* [The task]: Make an exact copy of the lines, leaving the pictures out.

>> begin Supplied material

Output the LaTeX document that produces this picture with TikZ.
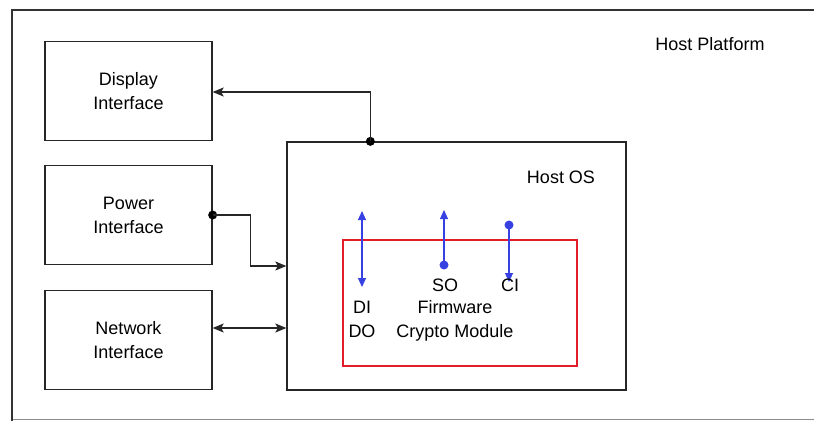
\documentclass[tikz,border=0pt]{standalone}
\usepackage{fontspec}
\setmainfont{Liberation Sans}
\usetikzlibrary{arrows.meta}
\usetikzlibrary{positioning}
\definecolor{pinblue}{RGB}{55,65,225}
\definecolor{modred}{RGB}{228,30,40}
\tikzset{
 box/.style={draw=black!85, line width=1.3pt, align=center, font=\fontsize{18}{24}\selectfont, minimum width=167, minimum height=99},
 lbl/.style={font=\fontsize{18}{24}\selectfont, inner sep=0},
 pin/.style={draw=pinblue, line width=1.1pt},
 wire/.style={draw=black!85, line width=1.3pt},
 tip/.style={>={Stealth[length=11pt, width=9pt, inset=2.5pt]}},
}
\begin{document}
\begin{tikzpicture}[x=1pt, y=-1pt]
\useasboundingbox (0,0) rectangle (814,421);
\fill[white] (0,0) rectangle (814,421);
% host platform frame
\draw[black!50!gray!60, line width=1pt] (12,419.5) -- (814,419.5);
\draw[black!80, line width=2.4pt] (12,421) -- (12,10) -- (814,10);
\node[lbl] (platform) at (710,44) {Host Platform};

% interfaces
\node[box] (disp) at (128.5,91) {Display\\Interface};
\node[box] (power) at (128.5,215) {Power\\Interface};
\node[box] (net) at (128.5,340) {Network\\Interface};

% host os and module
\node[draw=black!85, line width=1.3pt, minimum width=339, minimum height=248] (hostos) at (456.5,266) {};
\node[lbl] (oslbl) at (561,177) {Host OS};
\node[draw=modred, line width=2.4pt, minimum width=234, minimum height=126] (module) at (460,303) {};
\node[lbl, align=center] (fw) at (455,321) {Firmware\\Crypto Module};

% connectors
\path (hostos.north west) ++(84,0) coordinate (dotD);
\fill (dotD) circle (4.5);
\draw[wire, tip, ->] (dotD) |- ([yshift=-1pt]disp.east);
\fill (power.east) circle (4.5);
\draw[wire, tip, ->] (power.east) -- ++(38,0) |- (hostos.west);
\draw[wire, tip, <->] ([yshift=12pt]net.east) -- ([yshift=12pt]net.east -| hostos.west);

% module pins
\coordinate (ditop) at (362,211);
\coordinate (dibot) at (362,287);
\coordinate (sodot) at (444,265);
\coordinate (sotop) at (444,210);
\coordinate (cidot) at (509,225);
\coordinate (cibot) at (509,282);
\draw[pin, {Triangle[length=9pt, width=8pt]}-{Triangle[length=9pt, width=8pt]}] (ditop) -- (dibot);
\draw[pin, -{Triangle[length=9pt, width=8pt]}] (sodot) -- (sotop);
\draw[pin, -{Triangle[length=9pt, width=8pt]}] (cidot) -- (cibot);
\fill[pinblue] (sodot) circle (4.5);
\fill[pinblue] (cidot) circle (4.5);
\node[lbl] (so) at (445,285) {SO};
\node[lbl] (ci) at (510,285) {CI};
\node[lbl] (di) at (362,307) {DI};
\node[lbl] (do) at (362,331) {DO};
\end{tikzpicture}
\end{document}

>> end Supplied material

* [Task response]:
Output the LaTeX document that produces this picture with TikZ.
\documentclass[tikz,border=0pt]{standalone}
\usepackage{fontspec}
\setmainfont{Liberation Sans}
\usetikzlibrary{arrows.meta}
\usetikzlibrary{positioning}
\definecolor{pinblue}{RGB}{55,65,225}
\definecolor{modred}{RGB}{228,30,40}
\tikzset{
 box/.style={draw=black!85, line width=1.3pt, align=center, font=\fontsize{18}{24}\selectfont, minimum width=167, minimum height=99},
 lbl/.style={font=\fontsize{18}{24}\selectfont, inner sep=0},
 pin/.style={draw=pinblue, line width=1.1pt},
 wire/.style={draw=black!85, line width=1.3pt},
 tip/.style={>={Stealth[length=11pt, width=9pt, inset=2.5pt]}},
}
\begin{document}
\begin{tikzpicture}[x=1pt, y=-1pt]
\useasboundingbox (0,0) rectangle (814,421);
\fill[white] (0,0) rectangle (814,421);
% host platform frame
\draw[black!50!gray!60, line width=1pt] (12,419.5) -- (814,419.5);
\draw[black!80, line width=2.4pt] (12,421) -- (12,10) -- (814,10);
\node[lbl] (platform) at (710,44) {Host Platform};

% interfaces
\node[box] (disp) at (128.5,91) {Display\\Interface};
\node[box] (power) at (128.5,215) {Power\\Interface};
\node[box] (net) at (128.5,340) {Network\\Interface};

% host os and module
\node[draw=black!85, line width=1.3pt, minimum width=339, minimum height=248] (hostos) at (456.5,266) {};
\node[lbl] (oslbl) at (561,177) {Host OS};
\node[draw=modred, line width=2.4pt, minimum width=234, minimum height=126] (module) at (460,303) {};
\node[lbl, align=center] (fw) at (455,321) {Firmware\\Crypto Module};

% connectors
\path (hostos.north west) ++(84,0) coordinate (dotD);
\fill (dotD) circle (4.5);
\draw[wire, tip, ->] (dotD) |- ([yshift=-1pt]disp.east);
\fill (power.east) circle (4.5);
\draw[wire, tip, ->] (power.east) -- ++(38,0) |- (hostos.west);
\draw[wire, tip, <->] ([yshift=12pt]net.east) -- ([yshift=12pt]net.east -| hostos.west);

% module pins
\coordinate (ditop) at (362,211);
\coordinate (dibot) at (362,287);
\coordinate (sodot) at (444,265);
\coordinate (sotop) at (444,210);
\coordinate (cidot) at (509,225);
\coordinate (cibot) at (509,282);
\draw[pin, {Triangle[length=9pt, width=8pt]}-{Triangle[length=9pt, width=8pt]}] (ditop) -- (dibot);
\draw[pin, -{Triangle[length=9pt, width=8pt]}] (sodot) -- (sotop);
\draw[pin, -{Triangle[length=9pt, width=8pt]}] (cidot) -- (cibot);
\fill[pinblue] (sodot) circle (4.5);
\fill[pinblue] (cidot) circle (4.5);
\node[lbl] (so) at (445,285) {SO};
\node[lbl] (ci) at (510,285) {CI};
\node[lbl] (di) at (362,307) {DI};
\node[lbl] (do) at (362,331) {DO};
\end{tikzpicture}
\end{document}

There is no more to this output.